» **SUPPLIED INFORMATION**
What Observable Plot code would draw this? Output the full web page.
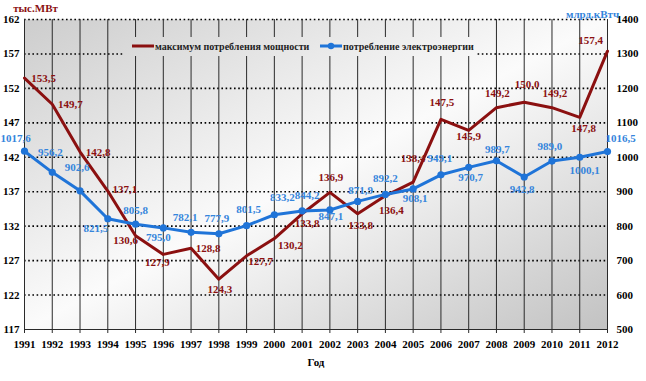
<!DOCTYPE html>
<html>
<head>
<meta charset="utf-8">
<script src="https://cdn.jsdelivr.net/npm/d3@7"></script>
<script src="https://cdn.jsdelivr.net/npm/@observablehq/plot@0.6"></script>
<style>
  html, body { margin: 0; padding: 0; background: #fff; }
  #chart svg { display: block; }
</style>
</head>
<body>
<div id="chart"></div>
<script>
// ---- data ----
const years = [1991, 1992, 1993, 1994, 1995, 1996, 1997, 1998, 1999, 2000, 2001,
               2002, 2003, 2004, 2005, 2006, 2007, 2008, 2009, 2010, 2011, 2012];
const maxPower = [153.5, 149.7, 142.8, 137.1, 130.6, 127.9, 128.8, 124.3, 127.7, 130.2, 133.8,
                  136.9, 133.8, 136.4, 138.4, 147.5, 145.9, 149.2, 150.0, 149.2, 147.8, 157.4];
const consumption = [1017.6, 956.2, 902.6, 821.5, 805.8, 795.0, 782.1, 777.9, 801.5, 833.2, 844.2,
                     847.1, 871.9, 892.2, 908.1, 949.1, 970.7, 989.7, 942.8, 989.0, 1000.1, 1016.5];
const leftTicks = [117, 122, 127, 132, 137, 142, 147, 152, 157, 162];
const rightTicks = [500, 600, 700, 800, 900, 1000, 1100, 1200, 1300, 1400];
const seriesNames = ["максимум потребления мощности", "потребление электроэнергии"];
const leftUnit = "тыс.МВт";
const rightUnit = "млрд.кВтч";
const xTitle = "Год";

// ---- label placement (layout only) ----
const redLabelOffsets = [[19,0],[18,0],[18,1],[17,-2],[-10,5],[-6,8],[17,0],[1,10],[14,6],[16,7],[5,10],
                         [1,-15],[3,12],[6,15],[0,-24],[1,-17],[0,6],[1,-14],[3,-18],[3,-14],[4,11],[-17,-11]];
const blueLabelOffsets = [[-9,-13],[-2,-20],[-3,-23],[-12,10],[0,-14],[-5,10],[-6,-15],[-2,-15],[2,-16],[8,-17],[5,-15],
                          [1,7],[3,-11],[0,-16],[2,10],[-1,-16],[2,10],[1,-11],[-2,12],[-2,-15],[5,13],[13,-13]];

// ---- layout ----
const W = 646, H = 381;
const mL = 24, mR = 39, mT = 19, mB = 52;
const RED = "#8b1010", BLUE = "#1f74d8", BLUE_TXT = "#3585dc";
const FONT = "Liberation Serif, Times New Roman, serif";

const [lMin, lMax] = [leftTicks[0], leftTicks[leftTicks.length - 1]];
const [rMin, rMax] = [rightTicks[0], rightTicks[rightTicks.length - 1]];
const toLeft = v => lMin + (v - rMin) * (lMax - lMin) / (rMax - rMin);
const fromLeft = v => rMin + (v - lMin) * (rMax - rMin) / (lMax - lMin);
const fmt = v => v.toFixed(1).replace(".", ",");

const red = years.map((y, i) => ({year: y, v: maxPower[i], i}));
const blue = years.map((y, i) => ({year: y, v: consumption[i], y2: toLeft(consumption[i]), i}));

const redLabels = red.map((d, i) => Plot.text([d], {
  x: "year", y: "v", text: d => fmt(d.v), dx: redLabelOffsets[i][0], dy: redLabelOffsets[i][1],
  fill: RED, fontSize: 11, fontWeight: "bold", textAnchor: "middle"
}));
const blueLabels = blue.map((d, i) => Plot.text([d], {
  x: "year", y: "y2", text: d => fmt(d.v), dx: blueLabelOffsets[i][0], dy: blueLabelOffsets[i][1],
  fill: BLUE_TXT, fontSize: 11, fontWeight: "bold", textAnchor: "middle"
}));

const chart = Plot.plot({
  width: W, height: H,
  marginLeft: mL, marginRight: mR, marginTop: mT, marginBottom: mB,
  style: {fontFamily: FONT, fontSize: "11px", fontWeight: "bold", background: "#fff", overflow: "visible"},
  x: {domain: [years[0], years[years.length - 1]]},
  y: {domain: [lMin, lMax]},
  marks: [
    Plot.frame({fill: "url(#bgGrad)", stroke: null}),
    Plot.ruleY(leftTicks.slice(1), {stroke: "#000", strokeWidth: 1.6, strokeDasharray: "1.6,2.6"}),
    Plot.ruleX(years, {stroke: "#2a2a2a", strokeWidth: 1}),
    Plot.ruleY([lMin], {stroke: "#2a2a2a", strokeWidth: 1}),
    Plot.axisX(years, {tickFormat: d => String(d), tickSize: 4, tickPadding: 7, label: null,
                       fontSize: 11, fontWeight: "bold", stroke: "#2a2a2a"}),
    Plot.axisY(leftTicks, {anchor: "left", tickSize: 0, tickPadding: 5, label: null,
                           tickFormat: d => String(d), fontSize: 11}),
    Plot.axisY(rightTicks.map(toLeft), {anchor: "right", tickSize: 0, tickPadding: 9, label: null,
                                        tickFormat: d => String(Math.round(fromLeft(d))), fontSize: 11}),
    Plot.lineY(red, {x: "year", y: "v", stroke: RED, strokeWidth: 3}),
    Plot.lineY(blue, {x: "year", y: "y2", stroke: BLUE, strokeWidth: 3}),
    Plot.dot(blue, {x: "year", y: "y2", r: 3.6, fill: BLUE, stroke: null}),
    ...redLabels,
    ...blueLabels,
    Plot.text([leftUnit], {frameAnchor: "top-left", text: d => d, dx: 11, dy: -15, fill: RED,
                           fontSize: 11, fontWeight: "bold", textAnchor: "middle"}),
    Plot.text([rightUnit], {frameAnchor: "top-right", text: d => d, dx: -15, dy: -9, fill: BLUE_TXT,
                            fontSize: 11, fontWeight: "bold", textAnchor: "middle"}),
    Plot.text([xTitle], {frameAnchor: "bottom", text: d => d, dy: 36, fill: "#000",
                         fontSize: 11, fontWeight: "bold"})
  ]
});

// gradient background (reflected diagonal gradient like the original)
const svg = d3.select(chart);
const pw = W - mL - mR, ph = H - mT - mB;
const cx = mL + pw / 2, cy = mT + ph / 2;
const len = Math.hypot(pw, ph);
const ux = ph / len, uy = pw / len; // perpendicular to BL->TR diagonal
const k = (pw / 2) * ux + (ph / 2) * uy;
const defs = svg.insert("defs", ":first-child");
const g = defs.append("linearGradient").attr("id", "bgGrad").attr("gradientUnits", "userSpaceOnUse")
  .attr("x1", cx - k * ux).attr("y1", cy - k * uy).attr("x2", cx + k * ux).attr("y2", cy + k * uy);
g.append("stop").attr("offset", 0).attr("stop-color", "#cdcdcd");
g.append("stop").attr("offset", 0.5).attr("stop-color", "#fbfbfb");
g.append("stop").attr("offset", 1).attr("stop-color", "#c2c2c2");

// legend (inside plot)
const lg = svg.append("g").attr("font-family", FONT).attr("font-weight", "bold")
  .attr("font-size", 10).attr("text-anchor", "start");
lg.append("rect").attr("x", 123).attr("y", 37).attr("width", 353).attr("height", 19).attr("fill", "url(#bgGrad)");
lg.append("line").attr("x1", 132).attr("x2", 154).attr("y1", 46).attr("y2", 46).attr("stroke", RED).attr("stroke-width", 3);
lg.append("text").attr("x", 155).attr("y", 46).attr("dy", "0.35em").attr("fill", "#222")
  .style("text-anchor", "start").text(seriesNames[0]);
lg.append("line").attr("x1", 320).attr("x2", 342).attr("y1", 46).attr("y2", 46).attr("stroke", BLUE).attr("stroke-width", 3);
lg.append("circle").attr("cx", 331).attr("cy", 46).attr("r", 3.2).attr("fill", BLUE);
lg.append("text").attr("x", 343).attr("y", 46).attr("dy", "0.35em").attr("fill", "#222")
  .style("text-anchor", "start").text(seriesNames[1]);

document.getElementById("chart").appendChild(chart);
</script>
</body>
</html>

» **REQUIRED TASK**
Go through the listing above and write it all out exactly, leaving out any picture.

» **WORKED ANSWER**
What Observable Plot code would draw this? Output the full web page.
<!DOCTYPE html>
<html>
<head>
<meta charset="utf-8">
<script src="https://cdn.jsdelivr.net/npm/d3@7"></script>
<script src="https://cdn.jsdelivr.net/npm/@observablehq/plot@0.6"></script>
<style>
  html, body { margin: 0; padding: 0; background: #fff; }
  #chart svg { display: block; }
</style>
</head>
<body>
<div id="chart"></div>
<script>
// ---- data ----
const years = [1991, 1992, 1993, 1994, 1995, 1996, 1997, 1998, 1999, 2000, 2001,
               2002, 2003, 2004, 2005, 2006, 2007, 2008, 2009, 2010, 2011, 2012];
const maxPower = [153.5, 149.7, 142.8, 137.1, 130.6, 127.9, 128.8, 124.3, 127.7, 130.2, 133.8,
                  136.9, 133.8, 136.4, 138.4, 147.5, 145.9, 149.2, 150.0, 149.2, 147.8, 157.4];
const consumption = [1017.6, 956.2, 902.6, 821.5, 805.8, 795.0, 782.1, 777.9, 801.5, 833.2, 844.2,
                     847.1, 871.9, 892.2, 908.1, 949.1, 970.7, 989.7, 942.8, 989.0, 1000.1, 1016.5];
const leftTicks = [117, 122, 127, 132, 137, 142, 147, 152, 157, 162];
const rightTicks = [500, 600, 700, 800, 900, 1000, 1100, 1200, 1300, 1400];
const seriesNames = ["максимум потребления мощности", "потребление электроэнергии"];
const leftUnit = "тыс.МВт";
const rightUnit = "млрд.кВтч";
const xTitle = "Год";

// ---- label placement (layout only) ----
const redLabelOffsets = [[19,0],[18,0],[18,1],[17,-2],[-10,5],[-6,8],[17,0],[1,10],[14,6],[16,7],[5,10],
                         [1,-15],[3,12],[6,15],[0,-24],[1,-17],[0,6],[1,-14],[3,-18],[3,-14],[4,11],[-17,-11]];
const blueLabelOffsets = [[-9,-13],[-2,-20],[-3,-23],[-12,10],[0,-14],[-5,10],[-6,-15],[-2,-15],[2,-16],[8,-17],[5,-15],
                          [1,7],[3,-11],[0,-16],[2,10],[-1,-16],[2,10],[1,-11],[-2,12],[-2,-15],[5,13],[13,-13]];

// ---- layout ----
const W = 646, H = 381;
const mL = 24, mR = 39, mT = 19, mB = 52;
const RED = "#8b1010", BLUE = "#1f74d8", BLUE_TXT = "#3585dc";
const FONT = "Liberation Serif, Times New Roman, serif";

const [lMin, lMax] = [leftTicks[0], leftTicks[leftTicks.length - 1]];
const [rMin, rMax] = [rightTicks[0], rightTicks[rightTicks.length - 1]];
const toLeft = v => lMin + (v - rMin) * (lMax - lMin) / (rMax - rMin);
const fromLeft = v => rMin + (v - lMin) * (rMax - rMin) / (lMax - lMin);
const fmt = v => v.toFixed(1).replace(".", ",");

const red = years.map((y, i) => ({year: y, v: maxPower[i], i}));
const blue = years.map((y, i) => ({year: y, v: consumption[i], y2: toLeft(consumption[i]), i}));

const redLabels = red.map((d, i) => Plot.text([d], {
  x: "year", y: "v", text: d => fmt(d.v), dx: redLabelOffsets[i][0], dy: redLabelOffsets[i][1],
  fill: RED, fontSize: 11, fontWeight: "bold", textAnchor: "middle"
}));
const blueLabels = blue.map((d, i) => Plot.text([d], {
  x: "year", y: "y2", text: d => fmt(d.v), dx: blueLabelOffsets[i][0], dy: blueLabelOffsets[i][1],
  fill: BLUE_TXT, fontSize: 11, fontWeight: "bold", textAnchor: "middle"
}));

const chart = Plot.plot({
  width: W, height: H,
  marginLeft: mL, marginRight: mR, marginTop: mT, marginBottom: mB,
  style: {fontFamily: FONT, fontSize: "11px", fontWeight: "bold", background: "#fff", overflow: "visible"},
  x: {domain: [years[0], years[years.length - 1]]},
  y: {domain: [lMin, lMax]},
  marks: [
    Plot.frame({fill: "url(#bgGrad)", stroke: null}),
    Plot.ruleY(leftTicks.slice(1), {stroke: "#000", strokeWidth: 1.6, strokeDasharray: "1.6,2.6"}),
    Plot.ruleX(years, {stroke: "#2a2a2a", strokeWidth: 1}),
    Plot.ruleY([lMin], {stroke: "#2a2a2a", strokeWidth: 1}),
    Plot.axisX(years, {tickFormat: d => String(d), tickSize: 4, tickPadding: 7, label: null,
                       fontSize: 11, fontWeight: "bold", stroke: "#2a2a2a"}),
    Plot.axisY(leftTicks, {anchor: "left", tickSize: 0, tickPadding: 5, label: null,
                           tickFormat: d => String(d), fontSize: 11}),
    Plot.axisY(rightTicks.map(toLeft), {anchor: "right", tickSize: 0, tickPadding: 9, label: null,
                                        tickFormat: d => String(Math.round(fromLeft(d))), fontSize: 11}),
    Plot.lineY(red, {x: "year", y: "v", stroke: RED, strokeWidth: 3}),
    Plot.lineY(blue, {x: "year", y: "y2", stroke: BLUE, strokeWidth: 3}),
    Plot.dot(blue, {x: "year", y: "y2", r: 3.6, fill: BLUE, stroke: null}),
    ...redLabels,
    ...blueLabels,
    Plot.text([leftUnit], {frameAnchor: "top-left", text: d => d, dx: 11, dy: -15, fill: RED,
                           fontSize: 11, fontWeight: "bold", textAnchor: "middle"}),
    Plot.text([rightUnit], {frameAnchor: "top-right", text: d => d, dx: -15, dy: -9, fill: BLUE_TXT,
                            fontSize: 11, fontWeight: "bold", textAnchor: "middle"}),
    Plot.text([xTitle], {frameAnchor: "bottom", text: d => d, dy: 36, fill: "#000",
                         fontSize: 11, fontWeight: "bold"})
  ]
});

// gradient background (reflected diagonal gradient like the original)
const svg = d3.select(chart);
const pw = W - mL - mR, ph = H - mT - mB;
const cx = mL + pw / 2, cy = mT + ph / 2;
const len = Math.hypot(pw, ph);
const ux = ph / len, uy = pw / len; // perpendicular to BL->TR diagonal
const k = (pw / 2) * ux + (ph / 2) * uy;
const defs = svg.insert("defs", ":first-child");
const g = defs.append("linearGradient").attr("id", "bgGrad").attr("gradientUnits", "userSpaceOnUse")
  .attr("x1", cx - k * ux).attr("y1", cy - k * uy).attr("x2", cx + k * ux).attr("y2", cy + k * uy);
g.append("stop").attr("offset", 0).attr("stop-color", "#cdcdcd");
g.append("stop").attr("offset", 0.5).attr("stop-color", "#fbfbfb");
g.append("stop").attr("offset", 1).attr("stop-color", "#c2c2c2");

// legend (inside plot)
const lg = svg.append("g").attr("font-family", FONT).attr("font-weight", "bold")
  .attr("font-size", 10).attr("text-anchor", "start");
lg.append("rect").attr("x", 123).attr("y", 37).attr("width", 353).attr("height", 19).attr("fill", "url(#bgGrad)");
lg.append("line").attr("x1", 132).attr("x2", 154).attr("y1", 46).attr("y2", 46).attr("stroke", RED).attr("stroke-width", 3);
lg.append("text").attr("x", 155).attr("y", 46).attr("dy", "0.35em").attr("fill", "#222")
  .style("text-anchor", "start").text(seriesNames[0]);
lg.append("line").attr("x1", 320).attr("x2", 342).attr("y1", 46).attr("y2", 46).attr("stroke", BLUE).attr("stroke-width", 3);
lg.append("circle").attr("cx", 331).attr("cy", 46).attr("r", 3.2).attr("fill", BLUE);
lg.append("text").attr("x", 343).attr("y", 46).attr("dy", "0.35em").attr("fill", "#222")
  .style("text-anchor", "start").text(seriesNames[1]);

document.getElementById("chart").appendChild(chart);
</script>
</body>
</html>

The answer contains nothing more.